Written exercise:
Copy exactly, and only, the lines below from the first through the one containing "selfSupervised, scratchAll, selfSupervisedAll];", both included; pictures are omitted.

Information shown:
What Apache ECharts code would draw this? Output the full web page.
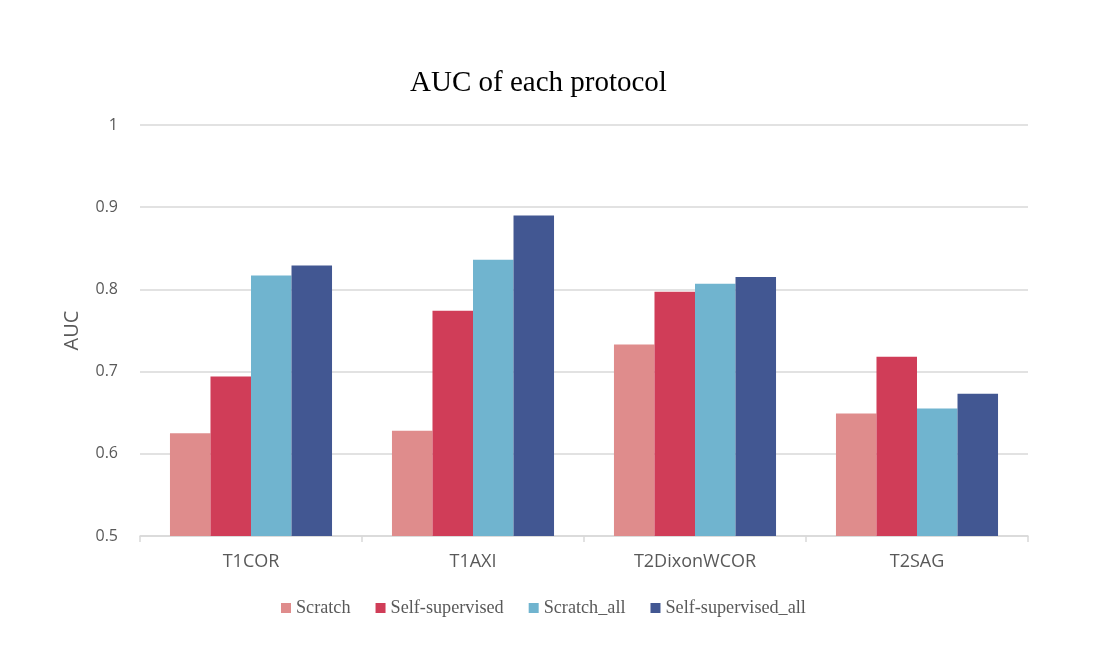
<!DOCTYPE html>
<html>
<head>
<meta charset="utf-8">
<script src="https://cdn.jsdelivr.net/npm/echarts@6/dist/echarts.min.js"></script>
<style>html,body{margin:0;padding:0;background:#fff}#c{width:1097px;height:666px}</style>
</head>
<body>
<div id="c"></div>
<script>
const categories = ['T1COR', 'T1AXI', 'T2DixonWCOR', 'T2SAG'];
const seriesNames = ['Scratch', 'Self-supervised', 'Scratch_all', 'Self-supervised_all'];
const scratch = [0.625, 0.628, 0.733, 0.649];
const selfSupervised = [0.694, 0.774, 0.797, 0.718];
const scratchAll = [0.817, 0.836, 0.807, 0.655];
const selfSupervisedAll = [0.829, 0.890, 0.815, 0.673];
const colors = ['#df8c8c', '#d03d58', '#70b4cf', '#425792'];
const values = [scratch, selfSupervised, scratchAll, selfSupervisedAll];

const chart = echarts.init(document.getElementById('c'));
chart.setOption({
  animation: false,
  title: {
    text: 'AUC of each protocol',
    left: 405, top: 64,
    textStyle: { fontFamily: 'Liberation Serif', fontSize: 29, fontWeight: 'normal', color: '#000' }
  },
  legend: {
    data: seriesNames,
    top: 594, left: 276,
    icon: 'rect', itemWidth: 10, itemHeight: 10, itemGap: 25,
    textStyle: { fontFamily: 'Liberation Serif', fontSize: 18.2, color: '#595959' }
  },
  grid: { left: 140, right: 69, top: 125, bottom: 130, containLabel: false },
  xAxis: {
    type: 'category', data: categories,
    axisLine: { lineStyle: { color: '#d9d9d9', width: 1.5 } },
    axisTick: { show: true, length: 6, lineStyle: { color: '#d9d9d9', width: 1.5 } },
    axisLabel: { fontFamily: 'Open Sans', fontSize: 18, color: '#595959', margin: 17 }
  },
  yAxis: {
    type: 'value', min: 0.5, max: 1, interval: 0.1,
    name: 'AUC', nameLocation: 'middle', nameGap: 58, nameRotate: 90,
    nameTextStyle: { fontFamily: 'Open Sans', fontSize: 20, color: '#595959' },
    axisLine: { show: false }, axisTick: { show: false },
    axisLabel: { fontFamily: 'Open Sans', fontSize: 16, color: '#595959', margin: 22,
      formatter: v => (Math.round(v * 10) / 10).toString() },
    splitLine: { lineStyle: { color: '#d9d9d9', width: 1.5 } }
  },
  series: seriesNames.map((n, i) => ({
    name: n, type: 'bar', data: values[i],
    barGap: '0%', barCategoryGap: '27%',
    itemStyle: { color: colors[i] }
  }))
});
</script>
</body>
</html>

Task answer:
What Apache ECharts code would draw this? Output the full web page.
<!DOCTYPE html>
<html>
<head>
<meta charset="utf-8">
<script src="https://cdn.jsdelivr.net/npm/echarts@6/dist/echarts.min.js"></script>
<style>html,body{margin:0;padding:0;background:#fff}#c{width:1097px;height:666px}</style>
</head>
<body>
<div id="c"></div>
<script>
const categories = ['T1COR', 'T1AXI', 'T2DixonWCOR', 'T2SAG'];
const seriesNames = ['Scratch', 'Self-supervised', 'Scratch_all', 'Self-supervised_all'];
const scratch = [0.625, 0.628, 0.733, 0.649];
const selfSupervised = [0.694, 0.774, 0.797, 0.718];
const scratchAll = [0.817, 0.836, 0.807, 0.655];
const selfSupervisedAll = [0.829, 0.890, 0.815, 0.673];
const colors = ['#df8c8c', '#d03d58', '#70b4cf', '#425792'];
const values = [scratch, selfSupervised, scratchAll, selfSupervisedAll];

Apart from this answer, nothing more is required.